「生命には本来、時間も、空間も、数量も、大小、上下もないのです。」
立花大敬さんのご著書『神様の壺』(本心庵)の中に出てくる言葉です。
人は多くの制限を自ら作ってしまう。
「もう歳だから」
「学歴がないから」
「地位がないから」
立花さんは心を制限してしまう種類を8つ挙げています。
- 時間にこだわる限定
- 空間、距離にこだわる限定
- 大小にこだわる限定
- 数量にこだわる限定
- 上下、聖俗にこだわる限定
- 有無にこだわる限定
- 生死にこだわる限定
- 自他にこだわる限定
これらの自己制限(自ら描いた制限)があると自由になれないと言います。
禅の公案が紹介されています。
公案:「千里向こうのロウソクの火を消してみよ」
普通は遠くにあるロウソクの火なんて消せないと思ってしまう。
この解答は・・・。
解答:「その場で勢いよくロウソクをフッと吹き消す動作をする」
「千里」という距離が自己制限になっているとこういう発想はできない。
距離という限定を取り払うことができれば、それは現実化する。
面白いですね。
私は、ここ最近多くの自己制限でがんじがらめになっていました。
年齢を気にしたり、知識・スキルの有無を気にしたり、人と比べたり、理想と現実で悶々としたり。

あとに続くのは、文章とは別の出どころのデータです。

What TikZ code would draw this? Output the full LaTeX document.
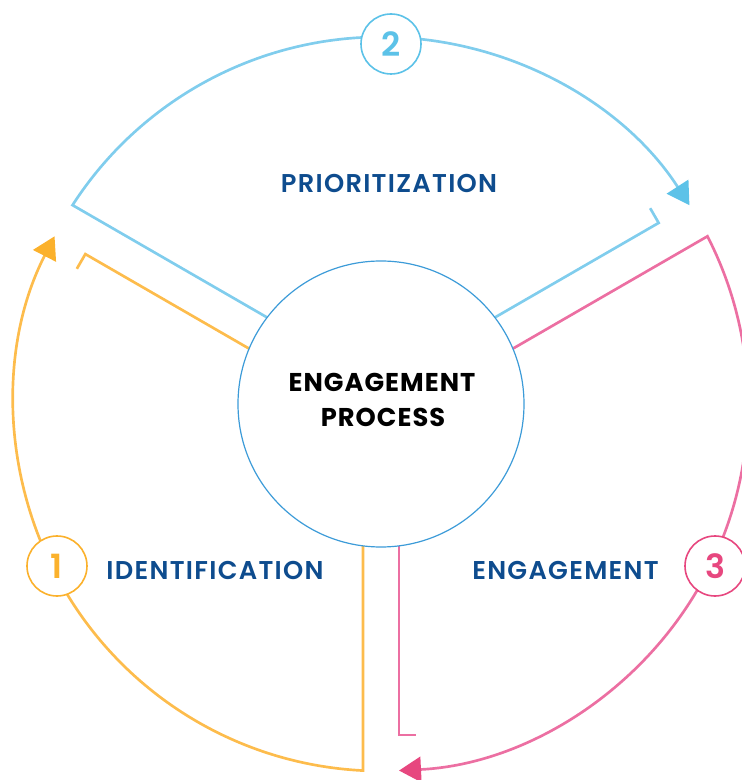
\documentclass[tikz,border=0pt]{standalone}
\usepackage{fontspec}
\setmainfont{Poppins}[BoldFont={Poppins SemiBold}]
\newfontfamily\heavyfont{Poppins}[BoldFont={Poppins Bold}]
\usetikzlibrary{calc,arrows.meta}
\definecolor{bluel}{HTML}{80CDED}
\definecolor{bluea}{HTML}{5CC2E8}
\definecolor{yell}{HTML}{FDBC4C}
\definecolor{yela}{HTML}{FBB12C}
\definecolor{pinkl}{HTML}{EC6FA2}
\definecolor{pinka}{HTML}{E7477F}
\definecolor{innerc}{HTML}{3C9BD8}
\definecolor{txtblue}{HTML}{0E4C8E}
\tikzset{
  sector/.style={line width=2pt, line join=miter, line cap=butt},
  tipstyle/.style={-{Triangle[length=16.5pt,width=19pt,color=#1]}},
  badge/.style={circle, draw=#1, text=#1, fill=white, line width=1.2pt,
    minimum size=45pt, inner sep=0pt, font=\fontsize{25}{30}\selectfont\bfseries},
  label/.style={inner sep=0pt, anchor=base, text=txtblue,
    font=\fontsize{19.3}{23}\selectfont\bfseries\addfontfeatures{LetterSpace=5}},
  center/.style={inner sep=0pt, anchor=base, text=black,
    font=\heavyfont\fontsize{19.3}{23}\selectfont\bfseries\addfontfeatures{LetterSpace=4}}
}
\begin{document}
\begin{tikzpicture}[x=0.75pt,y=0.75pt]
\useasboundingbox (-381,-376) rectangle (360,404);
% named points
\coordinate (O) at (0,0);
% gap at 270
\coordinate (y1) at ($(O)+(270:141.86)+(180:18)$);
\coordinate (y2) at ($(O)+(270:366.56)+(180:18)$);
\coordinate (p4) at ($(O)+(270:141.86)+(0:18)$);
\coordinate (p5) at ($(O)+(270:331)+(0:18)$);
\coordinate (p6) at ($(O)+(270:331)+(0:35)$);
% gap at 150
\coordinate (b1) at ($(O)+(150:141.86)+(60:18)$);
\coordinate (b2) at ($(O)+(150:366.56)+(60:18)$);
\coordinate (y4) at ($(O)+(150:141.86)+(240:18)$);
\coordinate (y5) at ($(O)+(150:331)+(240:18)$);
\coordinate (y6) at ($(O)+(150:331)+(240:35)$);
% gap at 30
\coordinate (p1) at ($(O)+(30:141.86)+(-60:18)$);
\coordinate (p2) at ($(O)+(30:366.56)+(-60:18)$);
\coordinate (b4) at ($(O)+(30:141.86)+(120:18)$);
\coordinate (b5) at ($(O)+(30:331)+(120:18)$);
\coordinate (b6) at ($(O)+(30:331)+(120:35)$);

% yellow sector
\draw[sector, yell, tipstyle=yela] (y1) -- (y2) arc[start angle=-92.81, end angle=-207.19, radius=367];
\draw[sector, yell] (y4) -- (y5) -- (y6);
% blue sector
\draw[sector, bluel, tipstyle=bluea] (b1) -- (b2) arc[start angle=147.19, end angle=32.81, radius=367];
\draw[sector, bluel] (b4) -- (b5) -- (b6);
% pink sector
\draw[sector, pinkl, tipstyle=pinka] (p1) -- (p2) arc[start angle=27.19, end angle=-87.19, radius=367];
\draw[sector, pinkl] (p4) -- (p5) -- (p6);

% inner circle
\draw[innerc, line width=0.9pt] (O) circle[radius=143];

% badges
\node[badge=yela] (n1) at (-324,-162) {1};
\node[badge=bluea] (n2) at (10,360) {2};
\node[badge=pinka] (n3) at (334,-162) {3};

% labels
\node[label] (lprio) at (8,211) {PRIORITIZATION};
\node[label] (lident) at (-166,-175) {IDENTIFICATION};
\node[label] (leng) at (184.5,-175) {ENGAGEMENT};
\node[center] (c1) at (1,12) {ENGAGEMENT};
\node[center] (c2) at (2,-23) {PROCESS};
\end{tikzpicture}
\end{document}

立花さんのこの言葉で自分を見つめ直す機会になりました。
こんなことを思い出しました。
20年以上前、私はアメリカで演技の勉強をしていました。
好きな役者のひとりはロバート・デ・ニーロさん。
デ・ニーロさんが『Inside the Actors Studio』という演技を学生の前で語る番組に出演しました。
当時、その番組を録画し何百回も繰り返し見ていました。
学生から質問があります。
「役者として成功するコツを教えてください」
デ・ニーロさんはこう答えます。
「役者で成功しようと悩んで悩んで、もがいてもがいてとなるよね。そこへ届かないと思うこともあるかもしれない。でも、その場所へ行ってしまえば良いんだよ。信じられないかもしれないけど、そこに行ってしまえばそこに行けるんだ。」(意訳)
この言葉が印象的だったので今でも覚えています。
先ほどの立花さんの本を読んでいたとき、このデ・ニーロさんの言葉を思い出し「ハッ」としました。
実は、デ・ニーロさんは立花さんと同じことを言っていたのではないかと。
行ってしまえばいい。
行けばそこに行ける。
そこには「距離」という限定がない。
20年以上経ってやっと意味がわかりました。